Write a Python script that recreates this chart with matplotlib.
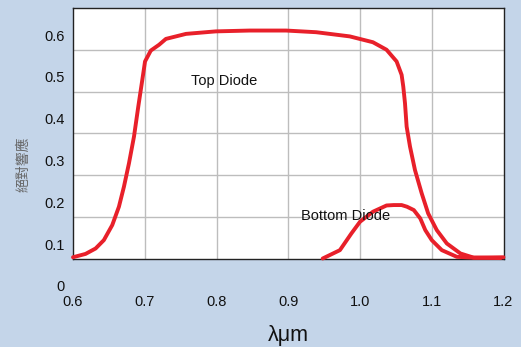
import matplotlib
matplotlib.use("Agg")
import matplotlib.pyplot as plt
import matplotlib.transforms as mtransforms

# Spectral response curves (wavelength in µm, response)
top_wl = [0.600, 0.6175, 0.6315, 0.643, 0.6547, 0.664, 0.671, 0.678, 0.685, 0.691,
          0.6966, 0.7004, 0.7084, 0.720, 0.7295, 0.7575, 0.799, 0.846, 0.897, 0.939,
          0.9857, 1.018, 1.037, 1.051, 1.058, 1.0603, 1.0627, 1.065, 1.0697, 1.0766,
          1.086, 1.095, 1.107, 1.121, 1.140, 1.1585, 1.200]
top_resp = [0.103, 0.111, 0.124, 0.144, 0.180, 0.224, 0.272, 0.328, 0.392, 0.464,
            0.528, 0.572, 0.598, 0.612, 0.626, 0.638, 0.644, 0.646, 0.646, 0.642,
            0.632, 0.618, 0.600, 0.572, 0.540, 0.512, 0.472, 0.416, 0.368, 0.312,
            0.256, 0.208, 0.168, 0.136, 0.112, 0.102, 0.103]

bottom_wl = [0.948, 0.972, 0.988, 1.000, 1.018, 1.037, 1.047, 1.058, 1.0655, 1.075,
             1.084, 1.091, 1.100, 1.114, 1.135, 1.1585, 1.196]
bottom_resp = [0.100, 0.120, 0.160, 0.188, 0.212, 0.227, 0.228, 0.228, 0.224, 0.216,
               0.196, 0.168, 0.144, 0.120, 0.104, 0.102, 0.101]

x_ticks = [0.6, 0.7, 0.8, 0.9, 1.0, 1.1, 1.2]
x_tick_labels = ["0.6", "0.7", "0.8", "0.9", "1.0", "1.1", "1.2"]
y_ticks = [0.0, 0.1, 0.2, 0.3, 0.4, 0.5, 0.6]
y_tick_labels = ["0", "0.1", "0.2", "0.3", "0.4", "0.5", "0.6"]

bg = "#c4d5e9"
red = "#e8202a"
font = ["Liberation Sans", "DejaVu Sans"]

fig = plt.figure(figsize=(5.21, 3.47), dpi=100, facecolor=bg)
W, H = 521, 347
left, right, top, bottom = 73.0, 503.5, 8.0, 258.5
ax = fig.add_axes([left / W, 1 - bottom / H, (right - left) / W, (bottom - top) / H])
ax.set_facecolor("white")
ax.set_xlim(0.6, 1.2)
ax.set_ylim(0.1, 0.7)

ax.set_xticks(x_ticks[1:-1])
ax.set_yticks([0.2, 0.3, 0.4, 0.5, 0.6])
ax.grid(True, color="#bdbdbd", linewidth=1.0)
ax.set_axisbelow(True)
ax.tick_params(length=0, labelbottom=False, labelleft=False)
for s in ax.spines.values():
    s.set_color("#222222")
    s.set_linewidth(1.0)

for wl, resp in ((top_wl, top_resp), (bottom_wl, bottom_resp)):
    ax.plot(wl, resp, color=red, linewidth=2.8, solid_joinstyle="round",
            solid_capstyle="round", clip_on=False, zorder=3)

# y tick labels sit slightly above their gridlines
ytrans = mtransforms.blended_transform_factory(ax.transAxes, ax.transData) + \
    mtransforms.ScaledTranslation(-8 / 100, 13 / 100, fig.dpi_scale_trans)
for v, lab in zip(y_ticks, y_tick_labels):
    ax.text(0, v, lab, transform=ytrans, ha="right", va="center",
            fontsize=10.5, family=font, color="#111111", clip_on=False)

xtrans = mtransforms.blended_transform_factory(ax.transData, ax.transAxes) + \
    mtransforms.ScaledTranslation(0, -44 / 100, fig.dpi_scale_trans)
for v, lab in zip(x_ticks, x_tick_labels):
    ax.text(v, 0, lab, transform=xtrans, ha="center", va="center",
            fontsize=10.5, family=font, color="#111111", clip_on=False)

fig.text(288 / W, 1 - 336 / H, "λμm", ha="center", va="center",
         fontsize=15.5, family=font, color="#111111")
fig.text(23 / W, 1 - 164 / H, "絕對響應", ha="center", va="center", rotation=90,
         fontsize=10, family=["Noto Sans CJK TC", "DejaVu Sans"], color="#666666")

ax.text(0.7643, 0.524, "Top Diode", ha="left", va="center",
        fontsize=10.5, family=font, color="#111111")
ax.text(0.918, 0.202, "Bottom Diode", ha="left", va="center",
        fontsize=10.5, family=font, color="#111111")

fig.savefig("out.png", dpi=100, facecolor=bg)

**Do this:**
Pictures stay out. Print the data exactly, from its first line through the line containing "import matplotlib.transforms as mtransforms".

**Written response:**
Write a Python script that recreates this chart with matplotlib.
import matplotlib
matplotlib.use("Agg")
import matplotlib.pyplot as plt
import matplotlib.transforms as mtransforms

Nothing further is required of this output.